• Press Release

Amnesty International USA Statement on the International Day for the Elimination of Racial Discrimination 

March 21, 2024

(FilippoBacci/Getty)

On the International Day for the Elimination of Racial Discrimination, Amnesty International USA reiterates its calls for the Biden Administration to do more to address racial discrimination in its domestic and foreign policies—and in the practices that promote and uphold racial injustice across U.S. policy.

“The struggle against racial injustice must confront not only individual policies but also the underlying structures that uphold them, recognizing the inherent links between them and leverage that foundational understanding for comprehensive systemic change,” said Terrance Sullivan, Director of Racial Justice at Amnesty International USA. 

The International Day for the Elimination of Racial Discrimination is observed annually to commemorate the Sharpeville massacre when 69 peaceful anti-apartheid protesters were killed by South African police on March 21, 1960. The parallels between the Sharpeville massacre and continued U.S. police and racialized state violence highlight the global nature of racial oppression.

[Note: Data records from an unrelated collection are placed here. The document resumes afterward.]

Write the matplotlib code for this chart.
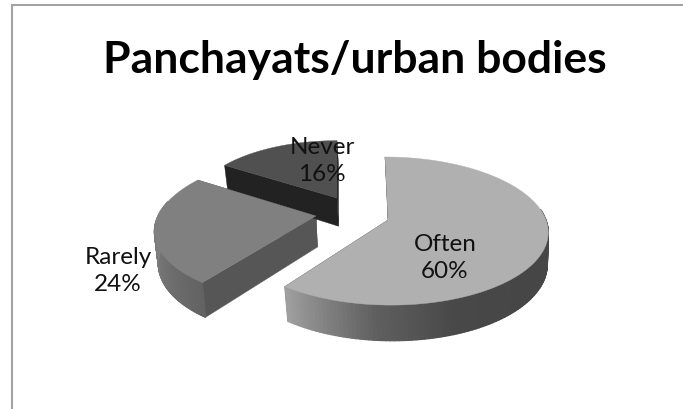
import numpy as np
import matplotlib
matplotlib.use("Agg")
import matplotlib.pyplot as plt
from matplotlib.collections import PolyCollection
from matplotlib.patches import Polygon

title = "Panchayats/urban bodies"
categories = ["Often", "Rarely", "Never"]
values = [60, 24, 16]

# styles (pixel layout of the exploded pie)
apexes = [(388, 221), (316, 217), (337, 199)]
scales = [1.0, 1.0, 0.91]
shears = [-3, 10, 0]
top_colors = ["#b0b0b0", "#808080", "#505050"]
side_colors = ["#3a3a3a", "#565656", "#222222"]
label_pos = [(445, 258), (118, 271), (322, 161)]
RX, RY, K, DEPTH, M = 158, 72.4, 0.149, 31, 0.15

plt.rcParams['font.family'] = ['Lato', 'DejaVu Sans']
fig = plt.figure(figsize=(6.83, 4.10), dpi=100)
ax = fig.add_axes([0, 0, 1, 1])
ax.set_xlim(0, 683)
ax.set_ylim(410, 0)
ax.axis("off")

ax.plot([11.5, 11.5, 684], [411, 5.5, 5.5], color="#a3a3a3", lw=1.5, solid_joinstyle="miter")


def top(i, a, r=1.0):
    apex, s = apexes[i], scales[i]
    X, Y = r * np.sin(a), r * np.cos(a)
    f = 1 + K * Y
    return apex[0] + s * RX * X / f + shears[i] * Y, apex[1] - s * RY * Y / f


def bottom(i, a, r=1.0):
    x, y = top(i, a, r)
    Y = r * np.cos(a)
    x0 = apexes[i][0]
    return x0 + (x - x0) * 0.985 + 1.5, y + scales[i] * DEPTH * (1 - M * Y)


def quad(i, a0, a1):
    x0, y0 = top(i, a0)
    x1, y1 = top(i, a1)
    x2, y2 = bottom(i, a1)
    x3, y3 = bottom(i, a0)
    return [(x0, y0), (x1, y1), (x2, y2), (x3, y3)]


def shade(t, stops):
    ts, vs = zip(*stops)
    v = np.interp(t, ts, vs)
    return (v / 255, v / 255, v / 255)


rim_stops = {
    "Often": [(90, 72), (130, 70), (160, 72), (185, 95), (216, 160)],
    "Rarely": [(216, 98), (245, 116), (270, 130), (302, 130)],
}

fracs = np.cumsum([0] + values) / sum(values) * 2 * np.pi
for i in [2, 1, 0]:
    a0, a1 = fracs[i], fracs[i + 1]
    # inner faces
    for a in (a0, a1):
        tx, ty = top(i, a)
        bx, by = bottom(i, a)
        ab = bottom(i, a, 0)
        ax.add_patch(Polygon([apexes[i], (tx, ty), (bx, by), ab], closed=True,
                             fc=side_colors[i], ec=side_colors[i], lw=0.3, zorder=2 + i))
    # rim
    name = categories[i]
    if name in rim_stops:
        angs = np.linspace(a0, a1, 160)
        quads, cols = [], []
        for p, q in zip(angs[:-1], angs[1:]):
            mid = (p + q) / 2
            if np.cos(mid) < 0.0 or (np.sin(mid) < 0 and np.cos(mid) < 0.2) or (np.sin(mid) > 0 and np.cos(mid) < 0.15):
                quads.append(quad(i, p, q))
                cols.append(shade(np.degrees(mid), rim_stops[name]))
        ax.add_collection(PolyCollection(quads, facecolors=cols, edgecolors=cols, linewidths=0.9, zorder=3 + i))
    # top face
    angs = np.linspace(a0, a1, 200)
    xs, ys = top(i, angs)
    pts = [apexes[i]] + list(zip(xs, ys))
    ax.add_patch(Polygon(pts, closed=True, fc=top_colors[i], ec=top_colors[i], lw=0.3, zorder=4 + i))

for name, v, (x, y) in zip(categories, values, label_pos):
    ax.text(x, y, f"{name}\n{v}%", ha="center", va="center", fontsize=17.5,
            linespacing=1.32, color="#111111", zorder=10)

ax.text(355, 60, title, ha="center", va="center", fontsize=32, fontweight="bold", color="black", zorder=10)

fig.savefig("out.png", dpi=100)
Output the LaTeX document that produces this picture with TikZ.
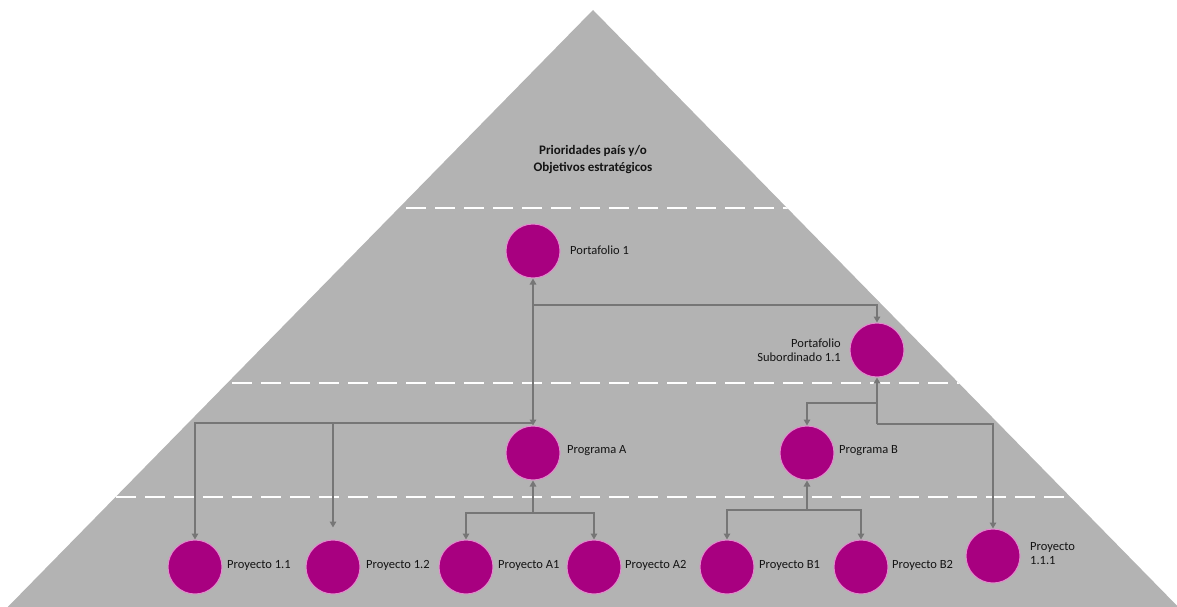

In fact, racialized state violence, among other challenges, was recently noted by the UN Human Rights Committee as a motivating factor in the recommendation that the United States create an independent national human rights institution.  

On this International Day for the Elimination of Racial Discrimination, Amnesty International USA also calls for the Biden Administration to support the creation of a national human rights institution. Comprehensive change takes intentional approaches, and the creation of an independent institution focused on addressing systemic injustices would be an important step forward towards addressing systemic racial injustice across the United States.  

Of course, the global nature of racial discrimination goes beyond parallels in state violence—and so, too, must the Biden administration’s response to racial injustice. From overrepresentation of Black and brown communities in both prison and poverty, to the distressing situation in Haiti, to the Israeli government’s apartheid system over Palestinians, racial discrimination undergirds injustice around the world—the United States must be committed to combatting racial discrimination in all forms across policy both domestic and foreign, and addressing racial discrimination across all U.S. policy cannot be only the work of one institution or a specific day.